Copy every line of the data exactly, leaving nothing out.
═══ Data lines
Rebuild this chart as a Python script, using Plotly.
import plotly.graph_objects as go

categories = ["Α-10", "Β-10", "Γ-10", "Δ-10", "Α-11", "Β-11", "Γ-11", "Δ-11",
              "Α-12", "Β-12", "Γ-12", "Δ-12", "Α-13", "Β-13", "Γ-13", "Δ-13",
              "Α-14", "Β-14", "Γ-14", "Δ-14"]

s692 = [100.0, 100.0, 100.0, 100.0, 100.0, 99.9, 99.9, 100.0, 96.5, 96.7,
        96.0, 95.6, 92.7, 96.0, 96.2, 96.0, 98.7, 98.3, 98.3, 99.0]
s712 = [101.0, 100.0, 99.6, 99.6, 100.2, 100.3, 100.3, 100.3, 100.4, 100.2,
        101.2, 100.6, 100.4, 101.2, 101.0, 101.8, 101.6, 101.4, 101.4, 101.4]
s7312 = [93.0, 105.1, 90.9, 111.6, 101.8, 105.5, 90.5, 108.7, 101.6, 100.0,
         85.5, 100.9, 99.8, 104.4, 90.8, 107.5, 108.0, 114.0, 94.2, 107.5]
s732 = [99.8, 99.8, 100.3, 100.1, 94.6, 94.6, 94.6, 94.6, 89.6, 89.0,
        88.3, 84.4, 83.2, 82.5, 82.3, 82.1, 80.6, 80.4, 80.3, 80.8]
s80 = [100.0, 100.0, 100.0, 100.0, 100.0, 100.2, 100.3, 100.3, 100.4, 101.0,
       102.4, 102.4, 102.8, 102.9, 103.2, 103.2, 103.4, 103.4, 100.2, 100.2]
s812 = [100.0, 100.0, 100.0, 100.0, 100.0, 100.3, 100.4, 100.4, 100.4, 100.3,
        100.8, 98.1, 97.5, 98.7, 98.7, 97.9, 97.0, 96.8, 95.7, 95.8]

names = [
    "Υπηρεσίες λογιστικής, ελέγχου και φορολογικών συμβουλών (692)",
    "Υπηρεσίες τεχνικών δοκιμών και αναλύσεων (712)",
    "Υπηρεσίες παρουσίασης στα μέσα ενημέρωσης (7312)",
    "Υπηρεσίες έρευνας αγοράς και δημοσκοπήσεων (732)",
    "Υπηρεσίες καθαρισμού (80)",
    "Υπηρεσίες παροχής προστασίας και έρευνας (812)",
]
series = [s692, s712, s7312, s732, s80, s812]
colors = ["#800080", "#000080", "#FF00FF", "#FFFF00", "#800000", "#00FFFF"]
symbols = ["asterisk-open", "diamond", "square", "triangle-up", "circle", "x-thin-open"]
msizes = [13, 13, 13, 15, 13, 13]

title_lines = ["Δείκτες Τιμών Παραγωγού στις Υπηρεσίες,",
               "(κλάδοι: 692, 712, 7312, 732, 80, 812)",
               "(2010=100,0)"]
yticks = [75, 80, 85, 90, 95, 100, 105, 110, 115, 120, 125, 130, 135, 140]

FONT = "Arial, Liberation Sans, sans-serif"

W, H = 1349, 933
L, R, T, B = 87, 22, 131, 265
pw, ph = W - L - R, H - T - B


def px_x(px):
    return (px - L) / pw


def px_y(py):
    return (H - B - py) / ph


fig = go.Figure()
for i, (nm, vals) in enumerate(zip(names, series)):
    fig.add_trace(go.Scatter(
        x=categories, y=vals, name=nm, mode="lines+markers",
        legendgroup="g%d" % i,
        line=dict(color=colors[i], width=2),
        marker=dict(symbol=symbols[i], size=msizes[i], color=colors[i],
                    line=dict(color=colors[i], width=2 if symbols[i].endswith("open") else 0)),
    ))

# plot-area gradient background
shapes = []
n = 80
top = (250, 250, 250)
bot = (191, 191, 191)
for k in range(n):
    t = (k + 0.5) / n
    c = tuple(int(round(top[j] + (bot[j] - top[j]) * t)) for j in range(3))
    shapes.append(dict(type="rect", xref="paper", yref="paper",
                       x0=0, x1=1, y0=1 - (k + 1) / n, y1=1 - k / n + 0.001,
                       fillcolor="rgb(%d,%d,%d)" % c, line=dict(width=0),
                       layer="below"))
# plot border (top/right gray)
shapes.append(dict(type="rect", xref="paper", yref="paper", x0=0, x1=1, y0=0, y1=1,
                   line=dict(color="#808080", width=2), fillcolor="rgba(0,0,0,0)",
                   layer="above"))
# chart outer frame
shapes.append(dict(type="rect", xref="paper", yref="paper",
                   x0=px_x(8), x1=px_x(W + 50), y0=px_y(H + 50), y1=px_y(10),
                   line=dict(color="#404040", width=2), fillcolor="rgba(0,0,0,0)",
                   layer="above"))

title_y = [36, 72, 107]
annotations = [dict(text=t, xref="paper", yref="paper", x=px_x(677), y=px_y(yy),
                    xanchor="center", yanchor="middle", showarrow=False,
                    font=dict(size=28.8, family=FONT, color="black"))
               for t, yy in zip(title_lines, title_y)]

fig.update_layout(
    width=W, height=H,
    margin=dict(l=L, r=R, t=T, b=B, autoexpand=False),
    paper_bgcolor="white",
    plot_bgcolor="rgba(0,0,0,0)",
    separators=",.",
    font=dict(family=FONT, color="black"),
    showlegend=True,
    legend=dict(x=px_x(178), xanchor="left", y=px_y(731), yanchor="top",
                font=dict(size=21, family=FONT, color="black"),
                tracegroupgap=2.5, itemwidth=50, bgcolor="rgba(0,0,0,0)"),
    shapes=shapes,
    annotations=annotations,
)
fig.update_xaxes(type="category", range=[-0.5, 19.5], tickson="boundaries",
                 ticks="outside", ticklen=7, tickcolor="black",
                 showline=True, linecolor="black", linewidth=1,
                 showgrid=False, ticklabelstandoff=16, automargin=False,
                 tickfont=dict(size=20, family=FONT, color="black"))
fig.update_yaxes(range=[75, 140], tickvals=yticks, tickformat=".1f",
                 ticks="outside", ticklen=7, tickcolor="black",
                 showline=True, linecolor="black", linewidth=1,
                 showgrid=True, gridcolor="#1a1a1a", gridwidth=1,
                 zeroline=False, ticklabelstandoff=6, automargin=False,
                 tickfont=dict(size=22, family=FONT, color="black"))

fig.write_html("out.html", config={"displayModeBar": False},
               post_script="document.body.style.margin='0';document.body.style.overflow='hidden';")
══════
__Complete response__:
Rebuild this chart as a Python script, using Plotly.
import plotly.graph_objects as go

categories = ["Α-10", "Β-10", "Γ-10", "Δ-10", "Α-11", "Β-11", "Γ-11", "Δ-11",
              "Α-12", "Β-12", "Γ-12", "Δ-12", "Α-13", "Β-13", "Γ-13", "Δ-13",
              "Α-14", "Β-14", "Γ-14", "Δ-14"]

s692 = [100.0, 100.0, 100.0, 100.0, 100.0, 99.9, 99.9, 100.0, 96.5, 96.7,
        96.0, 95.6, 92.7, 96.0, 96.2, 96.0, 98.7, 98.3, 98.3, 99.0]
s712 = [101.0, 100.0, 99.6, 99.6, 100.2, 100.3, 100.3, 100.3, 100.4, 100.2,
        101.2, 100.6, 100.4, 101.2, 101.0, 101.8, 101.6, 101.4, 101.4, 101.4]
s7312 = [93.0, 105.1, 90.9, 111.6, 101.8, 105.5, 90.5, 108.7, 101.6, 100.0,
         85.5, 100.9, 99.8, 104.4, 90.8, 107.5, 108.0, 114.0, 94.2, 107.5]
s732 = [99.8, 99.8, 100.3, 100.1, 94.6, 94.6, 94.6, 94.6, 89.6, 89.0,
        88.3, 84.4, 83.2, 82.5, 82.3, 82.1, 80.6, 80.4, 80.3, 80.8]
s80 = [100.0, 100.0, 100.0, 100.0, 100.0, 100.2, 100.3, 100.3, 100.4, 101.0,
       102.4, 102.4, 102.8, 102.9, 103.2, 103.2, 103.4, 103.4, 100.2, 100.2]
s812 = [100.0, 100.0, 100.0, 100.0, 100.0, 100.3, 100.4, 100.4, 100.4, 100.3,
        100.8, 98.1, 97.5, 98.7, 98.7, 97.9, 97.0, 96.8, 95.7, 95.8]

names = [
    "Υπηρεσίες λογιστικής, ελέγχου και φορολογικών συμβουλών (692)",
    "Υπηρεσίες τεχνικών δοκιμών και αναλύσεων (712)",
    "Υπηρεσίες παρουσίασης στα μέσα ενημέρωσης (7312)",
    "Υπηρεσίες έρευνας αγοράς και δημοσκοπήσεων (732)",
    "Υπηρεσίες καθαρισμού (80)",
    "Υπηρεσίες παροχής προστασίας και έρευνας (812)",
]
series = [s692, s712, s7312, s732, s80, s812]
colors = ["#800080", "#000080", "#FF00FF", "#FFFF00", "#800000", "#00FFFF"]
symbols = ["asterisk-open", "diamond", "square", "triangle-up", "circle", "x-thin-open"]
msizes = [13, 13, 13, 15, 13, 13]

title_lines = ["Δείκτες Τιμών Παραγωγού στις Υπηρεσίες,",
               "(κλάδοι: 692, 712, 7312, 732, 80, 812)",
               "(2010=100,0)"]
yticks = [75, 80, 85, 90, 95, 100, 105, 110, 115, 120, 125, 130, 135, 140]

FONT = "Arial, Liberation Sans, sans-serif"

W, H = 1349, 933
L, R, T, B = 87, 22, 131, 265
pw, ph = W - L - R, H - T - B


def px_x(px):
    return (px - L) / pw


def px_y(py):
    return (H - B - py) / ph


fig = go.Figure()
for i, (nm, vals) in enumerate(zip(names, series)):
    fig.add_trace(go.Scatter(
        x=categories, y=vals, name=nm, mode="lines+markers",
        legendgroup="g%d" % i,
        line=dict(color=colors[i], width=2),
        marker=dict(symbol=symbols[i], size=msizes[i], color=colors[i],
                    line=dict(color=colors[i], width=2 if symbols[i].endswith("open") else 0)),
    ))

# plot-area gradient background
shapes = []
n = 80
top = (250, 250, 250)
bot = (191, 191, 191)
for k in range(n):
    t = (k + 0.5) / n
    c = tuple(int(round(top[j] + (bot[j] - top[j]) * t)) for j in range(3))
    shapes.append(dict(type="rect", xref="paper", yref="paper",
                       x0=0, x1=1, y0=1 - (k + 1) / n, y1=1 - k / n + 0.001,
                       fillcolor="rgb(%d,%d,%d)" % c, line=dict(width=0),
                       layer="below"))
# plot border (top/right gray)
shapes.append(dict(type="rect", xref="paper", yref="paper", x0=0, x1=1, y0=0, y1=1,
                   line=dict(color="#808080", width=2), fillcolor="rgba(0,0,0,0)",
                   layer="above"))
# chart outer frame
shapes.append(dict(type="rect", xref="paper", yref="paper",
                   x0=px_x(8), x1=px_x(W + 50), y0=px_y(H + 50), y1=px_y(10),
                   line=dict(color="#404040", width=2), fillcolor="rgba(0,0,0,0)",
                   layer="above"))

title_y = [36, 72, 107]
annotations = [dict(text=t, xref="paper", yref="paper", x=px_x(677), y=px_y(yy),
                    xanchor="center", yanchor="middle", showarrow=False,
                    font=dict(size=28.8, family=FONT, color="black"))
               for t, yy in zip(title_lines, title_y)]

fig.update_layout(
    width=W, height=H,
    margin=dict(l=L, r=R, t=T, b=B, autoexpand=False),
    paper_bgcolor="white",
    plot_bgcolor="rgba(0,0,0,0)",
    separators=",.",
    font=dict(family=FONT, color="black"),
    showlegend=True,
    legend=dict(x=px_x(178), xanchor="left", y=px_y(731), yanchor="top",
                font=dict(size=21, family=FONT, color="black"),
                tracegroupgap=2.5, itemwidth=50, bgcolor="rgba(0,0,0,0)"),
    shapes=shapes,
    annotations=annotations,
)
fig.update_xaxes(type="category", range=[-0.5, 19.5], tickson="boundaries",
                 ticks="outside", ticklen=7, tickcolor="black",
                 showline=True, linecolor="black", linewidth=1,
                 showgrid=False, ticklabelstandoff=16, automargin=False,
                 tickfont=dict(size=20, family=FONT, color="black"))
fig.update_yaxes(range=[75, 140], tickvals=yticks, tickformat=".1f",
                 ticks="outside", ticklen=7, tickcolor="black",
                 showline=True, linecolor="black", linewidth=1,
                 showgrid=True, gridcolor="#1a1a1a", gridwidth=1,
                 zeroline=False, ticklabelstandoff=6, automargin=False,
                 tickfont=dict(size=22, family=FONT, color="black"))

fig.write_html("out.html", config={"displayModeBar": False},
               post_script="document.body.style.margin='0';document.body.style.overflow='hidden';")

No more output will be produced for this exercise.